California Supreme Court: Marriage between man and car OK!*

And this guy is stoked:


Edward Smith, who lives with his current "girlfriend" – a white Volkswagen Beetle named Vanilla, insisted that he was not "sick" and had no desire to change his ways.

"I appreciate beauty and I go a little bit beyond appreciating the beauty of a car only to the point of what I feel is an expression of love," he said.

The recently-released opinion by the California Supreme Court has opened the door for Smith to marry one or all of his "girlfriends":

*San Francisco — The California Supreme Court today held that the California legislative and initiative measures limiting marriage to opposite-sex couples violate the state constitutional rights of same-sex couples, human-automobile couples, human-animal couples, human-plant couples, human-blowup doll couples, or any combination of the aformentioned in any number and may not be used to preclude these couples or groups from marrying. (In re Marriage Cases, S147999.)

Upon reviewing the numerous past California decisions that examine the underlying bases and significance of the constitutional right to marry, the opinion explains that the core substantive rights embodied in the right to marry “include, most fundamentally, the opportunity of an individual to establish — with the persons, automobiles, animals, plants, or blowup dolls with whom the individual has chosen to share his or her life — an officially recognized and protected family possessing mutual rights and responsibilities and entitled to the same respect, dignity and dysfunction accorded a union traditionally designated as marriage.”

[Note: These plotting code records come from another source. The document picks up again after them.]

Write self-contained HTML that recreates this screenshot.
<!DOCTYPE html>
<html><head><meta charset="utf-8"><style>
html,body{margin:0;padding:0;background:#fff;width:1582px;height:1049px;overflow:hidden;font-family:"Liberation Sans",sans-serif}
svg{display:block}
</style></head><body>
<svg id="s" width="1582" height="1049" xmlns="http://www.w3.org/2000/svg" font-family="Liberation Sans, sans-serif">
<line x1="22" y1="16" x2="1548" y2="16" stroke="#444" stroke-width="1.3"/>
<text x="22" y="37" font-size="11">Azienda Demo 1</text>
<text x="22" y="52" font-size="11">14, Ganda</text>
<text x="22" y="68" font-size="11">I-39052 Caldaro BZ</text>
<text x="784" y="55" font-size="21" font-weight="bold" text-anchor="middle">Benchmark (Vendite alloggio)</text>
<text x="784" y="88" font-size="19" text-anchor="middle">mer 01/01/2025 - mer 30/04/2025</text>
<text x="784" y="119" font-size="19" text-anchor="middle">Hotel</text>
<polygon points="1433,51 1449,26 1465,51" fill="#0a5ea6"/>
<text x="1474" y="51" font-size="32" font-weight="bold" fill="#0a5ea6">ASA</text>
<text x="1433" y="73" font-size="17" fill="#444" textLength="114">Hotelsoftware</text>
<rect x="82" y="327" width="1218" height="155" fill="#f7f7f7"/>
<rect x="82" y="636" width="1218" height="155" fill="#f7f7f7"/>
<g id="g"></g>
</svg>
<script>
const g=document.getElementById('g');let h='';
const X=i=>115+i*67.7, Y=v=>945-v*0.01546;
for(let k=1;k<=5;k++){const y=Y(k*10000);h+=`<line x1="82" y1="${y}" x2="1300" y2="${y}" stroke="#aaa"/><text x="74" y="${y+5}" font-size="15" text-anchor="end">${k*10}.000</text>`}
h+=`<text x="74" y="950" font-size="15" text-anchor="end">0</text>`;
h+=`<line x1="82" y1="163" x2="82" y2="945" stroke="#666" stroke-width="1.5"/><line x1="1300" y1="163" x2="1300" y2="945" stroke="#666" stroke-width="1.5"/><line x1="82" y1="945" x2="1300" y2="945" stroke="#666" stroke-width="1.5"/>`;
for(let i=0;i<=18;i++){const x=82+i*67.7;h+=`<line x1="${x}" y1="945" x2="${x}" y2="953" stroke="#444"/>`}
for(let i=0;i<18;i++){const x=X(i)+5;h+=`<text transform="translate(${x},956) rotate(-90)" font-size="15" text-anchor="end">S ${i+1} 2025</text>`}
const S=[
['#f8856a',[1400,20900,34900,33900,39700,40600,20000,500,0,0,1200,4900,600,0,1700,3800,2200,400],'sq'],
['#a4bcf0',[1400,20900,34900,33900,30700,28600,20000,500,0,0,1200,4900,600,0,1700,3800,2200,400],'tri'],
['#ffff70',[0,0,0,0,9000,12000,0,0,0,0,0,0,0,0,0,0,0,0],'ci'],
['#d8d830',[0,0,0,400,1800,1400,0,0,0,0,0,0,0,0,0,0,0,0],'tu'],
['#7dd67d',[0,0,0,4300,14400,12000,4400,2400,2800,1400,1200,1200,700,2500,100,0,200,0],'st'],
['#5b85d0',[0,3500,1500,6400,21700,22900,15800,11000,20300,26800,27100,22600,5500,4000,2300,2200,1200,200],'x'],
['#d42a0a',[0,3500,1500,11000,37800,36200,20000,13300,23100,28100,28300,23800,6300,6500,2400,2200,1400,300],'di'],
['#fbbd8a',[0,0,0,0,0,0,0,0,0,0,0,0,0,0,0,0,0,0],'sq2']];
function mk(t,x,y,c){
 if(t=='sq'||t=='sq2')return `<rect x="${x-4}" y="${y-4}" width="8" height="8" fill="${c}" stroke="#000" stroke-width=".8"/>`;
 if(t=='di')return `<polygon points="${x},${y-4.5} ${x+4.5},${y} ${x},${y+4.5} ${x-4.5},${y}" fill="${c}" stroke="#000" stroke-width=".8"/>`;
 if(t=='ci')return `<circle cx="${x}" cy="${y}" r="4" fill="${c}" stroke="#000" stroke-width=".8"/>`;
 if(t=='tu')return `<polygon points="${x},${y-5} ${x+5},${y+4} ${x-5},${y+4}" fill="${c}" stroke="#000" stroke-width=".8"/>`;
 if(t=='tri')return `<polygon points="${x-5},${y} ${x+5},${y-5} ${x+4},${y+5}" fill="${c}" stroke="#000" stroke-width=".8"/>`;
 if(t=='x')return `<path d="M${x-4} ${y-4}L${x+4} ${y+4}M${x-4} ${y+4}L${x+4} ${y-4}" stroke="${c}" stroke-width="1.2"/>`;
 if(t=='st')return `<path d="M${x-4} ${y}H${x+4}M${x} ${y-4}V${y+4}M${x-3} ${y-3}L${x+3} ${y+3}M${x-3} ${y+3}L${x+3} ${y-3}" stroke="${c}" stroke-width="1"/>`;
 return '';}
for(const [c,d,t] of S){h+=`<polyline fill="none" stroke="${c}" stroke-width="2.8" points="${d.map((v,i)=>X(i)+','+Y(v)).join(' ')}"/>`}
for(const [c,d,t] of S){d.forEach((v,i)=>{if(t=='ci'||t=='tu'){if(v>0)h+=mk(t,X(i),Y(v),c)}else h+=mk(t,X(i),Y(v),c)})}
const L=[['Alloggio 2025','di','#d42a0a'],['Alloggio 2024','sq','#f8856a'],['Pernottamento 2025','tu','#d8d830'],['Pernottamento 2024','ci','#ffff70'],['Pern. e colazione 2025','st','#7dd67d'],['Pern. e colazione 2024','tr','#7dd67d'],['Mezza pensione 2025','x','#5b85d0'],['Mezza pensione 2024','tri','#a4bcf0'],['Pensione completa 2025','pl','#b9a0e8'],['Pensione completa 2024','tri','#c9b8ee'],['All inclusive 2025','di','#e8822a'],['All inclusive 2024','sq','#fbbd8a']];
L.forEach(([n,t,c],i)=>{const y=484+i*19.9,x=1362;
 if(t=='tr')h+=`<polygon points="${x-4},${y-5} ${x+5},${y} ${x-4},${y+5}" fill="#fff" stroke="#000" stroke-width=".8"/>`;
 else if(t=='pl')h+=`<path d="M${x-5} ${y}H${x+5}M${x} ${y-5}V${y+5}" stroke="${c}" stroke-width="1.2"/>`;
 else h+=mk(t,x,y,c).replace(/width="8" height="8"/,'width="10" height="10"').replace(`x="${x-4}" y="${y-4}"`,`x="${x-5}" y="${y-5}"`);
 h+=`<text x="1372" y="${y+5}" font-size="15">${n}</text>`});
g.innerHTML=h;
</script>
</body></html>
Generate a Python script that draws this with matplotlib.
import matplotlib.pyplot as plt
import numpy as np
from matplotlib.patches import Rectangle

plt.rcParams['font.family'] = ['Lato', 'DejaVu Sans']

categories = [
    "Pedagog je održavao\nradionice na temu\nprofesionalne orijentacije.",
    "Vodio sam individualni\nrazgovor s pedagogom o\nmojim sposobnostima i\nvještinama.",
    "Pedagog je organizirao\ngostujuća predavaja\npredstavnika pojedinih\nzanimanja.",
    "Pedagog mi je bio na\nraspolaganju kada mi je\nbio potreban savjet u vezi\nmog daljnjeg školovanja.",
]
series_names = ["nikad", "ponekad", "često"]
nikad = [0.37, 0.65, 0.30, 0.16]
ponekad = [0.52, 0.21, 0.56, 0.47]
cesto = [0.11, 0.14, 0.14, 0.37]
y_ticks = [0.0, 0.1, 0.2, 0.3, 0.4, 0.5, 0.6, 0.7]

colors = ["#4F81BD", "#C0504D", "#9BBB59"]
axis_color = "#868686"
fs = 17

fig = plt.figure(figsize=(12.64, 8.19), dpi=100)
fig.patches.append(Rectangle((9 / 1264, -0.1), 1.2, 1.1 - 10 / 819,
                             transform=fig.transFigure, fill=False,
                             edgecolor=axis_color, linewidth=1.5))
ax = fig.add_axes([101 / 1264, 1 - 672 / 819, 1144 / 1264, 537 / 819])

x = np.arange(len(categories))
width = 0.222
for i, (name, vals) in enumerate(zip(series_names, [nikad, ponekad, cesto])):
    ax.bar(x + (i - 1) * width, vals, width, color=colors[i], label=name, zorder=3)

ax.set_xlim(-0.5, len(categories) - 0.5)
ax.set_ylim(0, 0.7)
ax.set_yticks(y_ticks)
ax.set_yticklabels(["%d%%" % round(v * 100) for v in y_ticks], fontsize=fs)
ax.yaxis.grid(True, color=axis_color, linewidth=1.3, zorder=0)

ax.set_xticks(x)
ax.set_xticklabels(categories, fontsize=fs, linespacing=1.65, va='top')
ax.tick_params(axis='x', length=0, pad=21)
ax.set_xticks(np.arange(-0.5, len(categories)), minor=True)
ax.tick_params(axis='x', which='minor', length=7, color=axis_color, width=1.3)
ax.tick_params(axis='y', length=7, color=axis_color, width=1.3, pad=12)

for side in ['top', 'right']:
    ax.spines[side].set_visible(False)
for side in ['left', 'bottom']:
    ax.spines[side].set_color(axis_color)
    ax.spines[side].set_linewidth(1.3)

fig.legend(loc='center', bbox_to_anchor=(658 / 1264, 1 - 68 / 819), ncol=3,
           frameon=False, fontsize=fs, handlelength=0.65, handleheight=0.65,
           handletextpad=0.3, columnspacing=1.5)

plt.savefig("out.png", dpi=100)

The opinion then observes that “in contrast to earlier times, our state now recognizes that our ideas of traditional marriage are ****ed up and antiquated. The ability to establish a loving and long-term committed relationship with other persons, cars, animals, plants or blowup dolls and responsibly to care for and raise children or Cooper Minis does not depend upon the individual’s sexual orientation, and, more generally, that an individual’s sexual orientation should be celebrated, out in the open and rewarded."

* Uh...not really. But we're kind of heading in that direction, aren't we?